SYNOPSIS
Thomas Jerome Newton is more human than most. That is, if you even consider him one at all. Despite his striking resemblance to humans, he is not of this planet. You may reason that based on his intellectual acuity, for his ideas transcend even those of any learned man who walks the Earth. But if he’s not of this planet, then why is he here?
Like Icarus plummeting from the sky, Newton’s rocket crash landed in the inconspicuous town of Haneyville, Kentucky, where he found himself alone with no food, no money, and no way back home. And home — the planet Anthea — is a long, long way from Kentucky. But this interplanetary excursion was all a part of the plan, one that he and his people set in motion many years before.
In only two months’ time he would secure hundreds of patents, providing him the impetus for taking the technology world by storm. In five years’ time his company W.E. Corp would become ubiquitous, thanks to his innovation and his corporate attorney’s enterprising know-how. Financial solidity had found him, and he had found the missing piece that would cement his plan.
But with great success comes great suspicion. For what man from this planet could invent, license, and innovate on such a grand scale in record-breaking time without being noticed? Though, more to the point…who else but Thomas Jerome Newton? The extra-terrestrial with more at stake on behalf of humanity than anyone would ever know.
Drawing heavily from the Cold War era of the late 1950s, Walter Tevis’s The Man Who Fell to Earth is a frightening parable about the inevitability of our demise and our own hubris in ignoring the warning signs, even those traveling light years to reach us. It may have been published in 1963 when the end-of-times rhetoric was at its peak, but are we any safer now than we were then? Doomsday is still just a button smash away.

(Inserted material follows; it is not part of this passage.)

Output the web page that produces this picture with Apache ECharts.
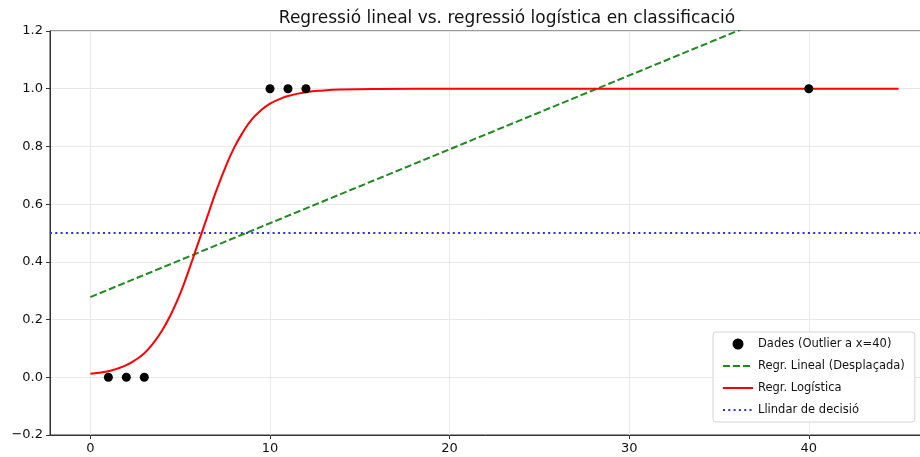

The novel also illustrates that sometimes the best qualities humanity has to offer can only be found in the most alien among us. Empathy can seamlessly transfer from one species to another even in a hedonistic world. And as the unbeknownst Virgil to our Dante, Newton will be our guide through this debauched, despondent, and derelict purview, leaving us to wonder who comes off the worse for wear: humanity or Newton himself?
This new edition of The Man Who Fell to Earth features a new introduction by Justin Humphreys, a reprinted introduction by Norman Spinrad, a reprinted interview with Walter Tevis, a new dustjacket, frontispiece, and four interior color illustrations by Lisa Desimini, and four black & white illustrations by Stanislav Dikolenko.